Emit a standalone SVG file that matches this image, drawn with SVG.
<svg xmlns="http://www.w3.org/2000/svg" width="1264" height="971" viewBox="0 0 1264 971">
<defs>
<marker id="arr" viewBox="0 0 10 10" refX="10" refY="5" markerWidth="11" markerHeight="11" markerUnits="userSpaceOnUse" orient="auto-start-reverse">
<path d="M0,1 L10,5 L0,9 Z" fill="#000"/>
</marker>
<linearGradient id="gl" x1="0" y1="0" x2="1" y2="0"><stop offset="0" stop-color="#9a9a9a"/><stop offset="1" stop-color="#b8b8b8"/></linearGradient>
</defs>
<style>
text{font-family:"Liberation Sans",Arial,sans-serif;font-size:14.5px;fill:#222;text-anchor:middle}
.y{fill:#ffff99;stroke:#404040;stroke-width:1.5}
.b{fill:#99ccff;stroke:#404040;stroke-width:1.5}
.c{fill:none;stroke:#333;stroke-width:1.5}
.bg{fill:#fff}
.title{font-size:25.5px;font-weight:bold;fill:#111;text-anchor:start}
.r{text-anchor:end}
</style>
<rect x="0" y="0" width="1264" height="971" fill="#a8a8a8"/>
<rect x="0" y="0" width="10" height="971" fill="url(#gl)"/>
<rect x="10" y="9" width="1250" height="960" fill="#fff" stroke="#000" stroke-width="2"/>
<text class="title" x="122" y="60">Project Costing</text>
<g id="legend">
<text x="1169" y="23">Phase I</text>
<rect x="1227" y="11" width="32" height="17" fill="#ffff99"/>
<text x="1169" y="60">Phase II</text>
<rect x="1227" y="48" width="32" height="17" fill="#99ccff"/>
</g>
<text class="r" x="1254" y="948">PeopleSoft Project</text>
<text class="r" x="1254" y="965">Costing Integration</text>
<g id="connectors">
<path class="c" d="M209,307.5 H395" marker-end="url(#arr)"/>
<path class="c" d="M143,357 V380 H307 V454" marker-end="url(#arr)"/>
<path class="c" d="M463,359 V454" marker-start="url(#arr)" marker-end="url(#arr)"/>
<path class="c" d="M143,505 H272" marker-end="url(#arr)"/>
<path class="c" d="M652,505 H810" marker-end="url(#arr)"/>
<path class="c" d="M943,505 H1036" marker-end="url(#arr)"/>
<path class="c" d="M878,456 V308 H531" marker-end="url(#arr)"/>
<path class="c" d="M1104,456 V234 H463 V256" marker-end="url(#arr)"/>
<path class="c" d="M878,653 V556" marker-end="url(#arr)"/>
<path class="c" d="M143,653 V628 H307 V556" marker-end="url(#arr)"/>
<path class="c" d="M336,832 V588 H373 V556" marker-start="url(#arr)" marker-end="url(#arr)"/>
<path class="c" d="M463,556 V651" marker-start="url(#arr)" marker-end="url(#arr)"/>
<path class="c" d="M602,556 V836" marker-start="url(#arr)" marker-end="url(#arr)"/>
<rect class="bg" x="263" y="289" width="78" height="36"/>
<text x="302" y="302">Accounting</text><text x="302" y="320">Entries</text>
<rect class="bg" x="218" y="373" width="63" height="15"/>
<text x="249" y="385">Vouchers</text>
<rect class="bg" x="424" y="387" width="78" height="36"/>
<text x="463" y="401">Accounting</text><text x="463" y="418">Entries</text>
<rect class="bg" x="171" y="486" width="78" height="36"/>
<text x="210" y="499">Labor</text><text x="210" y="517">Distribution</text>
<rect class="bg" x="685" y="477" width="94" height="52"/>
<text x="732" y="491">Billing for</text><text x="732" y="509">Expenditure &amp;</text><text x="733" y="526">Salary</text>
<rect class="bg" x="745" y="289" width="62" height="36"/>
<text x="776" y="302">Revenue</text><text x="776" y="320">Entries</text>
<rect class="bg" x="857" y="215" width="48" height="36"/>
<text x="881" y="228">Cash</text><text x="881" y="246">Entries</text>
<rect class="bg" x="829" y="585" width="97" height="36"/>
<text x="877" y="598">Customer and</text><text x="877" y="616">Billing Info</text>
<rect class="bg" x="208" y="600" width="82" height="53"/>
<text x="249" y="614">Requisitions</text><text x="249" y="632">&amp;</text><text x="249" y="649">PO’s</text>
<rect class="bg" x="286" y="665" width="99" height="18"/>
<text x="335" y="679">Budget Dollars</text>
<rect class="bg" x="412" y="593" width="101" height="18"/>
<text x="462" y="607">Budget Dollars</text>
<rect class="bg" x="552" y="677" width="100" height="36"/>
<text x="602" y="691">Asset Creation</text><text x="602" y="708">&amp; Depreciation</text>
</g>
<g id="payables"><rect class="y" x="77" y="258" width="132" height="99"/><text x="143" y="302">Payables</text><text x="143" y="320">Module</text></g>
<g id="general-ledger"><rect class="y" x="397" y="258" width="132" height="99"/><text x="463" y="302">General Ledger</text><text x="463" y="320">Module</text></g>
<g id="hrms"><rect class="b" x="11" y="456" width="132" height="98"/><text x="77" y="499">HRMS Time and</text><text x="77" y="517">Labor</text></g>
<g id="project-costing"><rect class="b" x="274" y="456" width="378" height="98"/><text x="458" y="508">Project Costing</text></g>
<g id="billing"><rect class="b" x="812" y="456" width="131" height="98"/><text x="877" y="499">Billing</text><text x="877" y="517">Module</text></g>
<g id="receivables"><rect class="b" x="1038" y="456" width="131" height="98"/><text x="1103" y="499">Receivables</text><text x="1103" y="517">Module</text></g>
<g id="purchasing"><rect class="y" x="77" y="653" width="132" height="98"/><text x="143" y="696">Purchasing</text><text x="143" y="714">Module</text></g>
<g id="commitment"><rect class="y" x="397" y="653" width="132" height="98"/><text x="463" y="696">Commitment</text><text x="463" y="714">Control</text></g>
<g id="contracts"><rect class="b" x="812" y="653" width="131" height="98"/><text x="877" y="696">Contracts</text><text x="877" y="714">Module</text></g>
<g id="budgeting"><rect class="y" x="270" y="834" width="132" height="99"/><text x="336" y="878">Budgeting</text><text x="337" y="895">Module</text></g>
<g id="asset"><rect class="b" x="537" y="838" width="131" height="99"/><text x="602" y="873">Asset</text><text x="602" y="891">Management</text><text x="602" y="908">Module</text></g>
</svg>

Instructions to follow: Copy out each line exactly as written.

Written answer:
Emit a standalone SVG file that matches this image, drawn with SVG.
<svg xmlns="http://www.w3.org/2000/svg" width="1264" height="971" viewBox="0 0 1264 971">
<defs>
<marker id="arr" viewBox="0 0 10 10" refX="10" refY="5" markerWidth="11" markerHeight="11" markerUnits="userSpaceOnUse" orient="auto-start-reverse">
<path d="M0,1 L10,5 L0,9 Z" fill="#000"/>
</marker>
<linearGradient id="gl" x1="0" y1="0" x2="1" y2="0"><stop offset="0" stop-color="#9a9a9a"/><stop offset="1" stop-color="#b8b8b8"/></linearGradient>
</defs>
<style>
text{font-family:"Liberation Sans",Arial,sans-serif;font-size:14.5px;fill:#222;text-anchor:middle}
.y{fill:#ffff99;stroke:#404040;stroke-width:1.5}
.b{fill:#99ccff;stroke:#404040;stroke-width:1.5}
.c{fill:none;stroke:#333;stroke-width:1.5}
.bg{fill:#fff}
.title{font-size:25.5px;font-weight:bold;fill:#111;text-anchor:start}
.r{text-anchor:end}
</style>
<rect x="0" y="0" width="1264" height="971" fill="#a8a8a8"/>
<rect x="0" y="0" width="10" height="971" fill="url(#gl)"/>
<rect x="10" y="9" width="1250" height="960" fill="#fff" stroke="#000" stroke-width="2"/>
<text class="title" x="122" y="60">Project Costing</text>
<g id="legend">
<text x="1169" y="23">Phase I</text>
<rect x="1227" y="11" width="32" height="17" fill="#ffff99"/>
<text x="1169" y="60">Phase II</text>
<rect x="1227" y="48" width="32" height="17" fill="#99ccff"/>
</g>
<text class="r" x="1254" y="948">PeopleSoft Project</text>
<text class="r" x="1254" y="965">Costing Integration</text>
<g id="connectors">
<path class="c" d="M209,307.5 H395" marker-end="url(#arr)"/>
<path class="c" d="M143,357 V380 H307 V454" marker-end="url(#arr)"/>
<path class="c" d="M463,359 V454" marker-start="url(#arr)" marker-end="url(#arr)"/>
<path class="c" d="M143,505 H272" marker-end="url(#arr)"/>
<path class="c" d="M652,505 H810" marker-end="url(#arr)"/>
<path class="c" d="M943,505 H1036" marker-end="url(#arr)"/>
<path class="c" d="M878,456 V308 H531" marker-end="url(#arr)"/>
<path class="c" d="M1104,456 V234 H463 V256" marker-end="url(#arr)"/>
<path class="c" d="M878,653 V556" marker-end="url(#arr)"/>
<path class="c" d="M143,653 V628 H307 V556" marker-end="url(#arr)"/>
<path class="c" d="M336,832 V588 H373 V556" marker-start="url(#arr)" marker-end="url(#arr)"/>
<path class="c" d="M463,556 V651" marker-start="url(#arr)" marker-end="url(#arr)"/>
<path class="c" d="M602,556 V836" marker-start="url(#arr)" marker-end="url(#arr)"/>
<rect class="bg" x="263" y="289" width="78" height="36"/>
<text x="302" y="302">Accounting</text><text x="302" y="320">Entries</text>
<rect class="bg" x="218" y="373" width="63" height="15"/>
<text x="249" y="385">Vouchers</text>
<rect class="bg" x="424" y="387" width="78" height="36"/>
<text x="463" y="401">Accounting</text><text x="463" y="418">Entries</text>
<rect class="bg" x="171" y="486" width="78" height="36"/>
<text x="210" y="499">Labor</text><text x="210" y="517">Distribution</text>
<rect class="bg" x="685" y="477" width="94" height="52"/>
<text x="732" y="491">Billing for</text><text x="732" y="509">Expenditure &amp;</text><text x="733" y="526">Salary</text>
<rect class="bg" x="745" y="289" width="62" height="36"/>
<text x="776" y="302">Revenue</text><text x="776" y="320">Entries</text>
<rect class="bg" x="857" y="215" width="48" height="36"/>
<text x="881" y="228">Cash</text><text x="881" y="246">Entries</text>
<rect class="bg" x="829" y="585" width="97" height="36"/>
<text x="877" y="598">Customer and</text><text x="877" y="616">Billing Info</text>
<rect class="bg" x="208" y="600" width="82" height="53"/>
<text x="249" y="614">Requisitions</text><text x="249" y="632">&amp;</text><text x="249" y="649">PO’s</text>
<rect class="bg" x="286" y="665" width="99" height="18"/>
<text x="335" y="679">Budget Dollars</text>
<rect class="bg" x="412" y="593" width="101" height="18"/>
<text x="462" y="607">Budget Dollars</text>
<rect class="bg" x="552" y="677" width="100" height="36"/>
<text x="602" y="691">Asset Creation</text><text x="602" y="708">&amp; Depreciation</text>
</g>
<g id="payables"><rect class="y" x="77" y="258" width="132" height="99"/><text x="143" y="302">Payables</text><text x="143" y="320">Module</text></g>
<g id="general-ledger"><rect class="y" x="397" y="258" width="132" height="99"/><text x="463" y="302">General Ledger</text><text x="463" y="320">Module</text></g>
<g id="hrms"><rect class="b" x="11" y="456" width="132" height="98"/><text x="77" y="499">HRMS Time and</text><text x="77" y="517">Labor</text></g>
<g id="project-costing"><rect class="b" x="274" y="456" width="378" height="98"/><text x="458" y="508">Project Costing</text></g>
<g id="billing"><rect class="b" x="812" y="456" width="131" height="98"/><text x="877" y="499">Billing</text><text x="877" y="517">Module</text></g>
<g id="receivables"><rect class="b" x="1038" y="456" width="131" height="98"/><text x="1103" y="499">Receivables</text><text x="1103" y="517">Module</text></g>
<g id="purchasing"><rect class="y" x="77" y="653" width="132" height="98"/><text x="143" y="696">Purchasing</text><text x="143" y="714">Module</text></g>
<g id="commitment"><rect class="y" x="397" y="653" width="132" height="98"/><text x="463" y="696">Commitment</text><text x="463" y="714">Control</text></g>
<g id="contracts"><rect class="b" x="812" y="653" width="131" height="98"/><text x="877" y="696">Contracts</text><text x="877" y="714">Module</text></g>
<g id="budgeting"><rect class="y" x="270" y="834" width="132" height="99"/><text x="336" y="878">Budgeting</text><text x="337" y="895">Module</text></g>
<g id="asset"><rect class="b" x="537" y="838" width="131" height="99"/><text x="602" y="873">Asset</text><text x="602" y="891">Management</text><text x="602" y="908">Module</text></g>
</svg>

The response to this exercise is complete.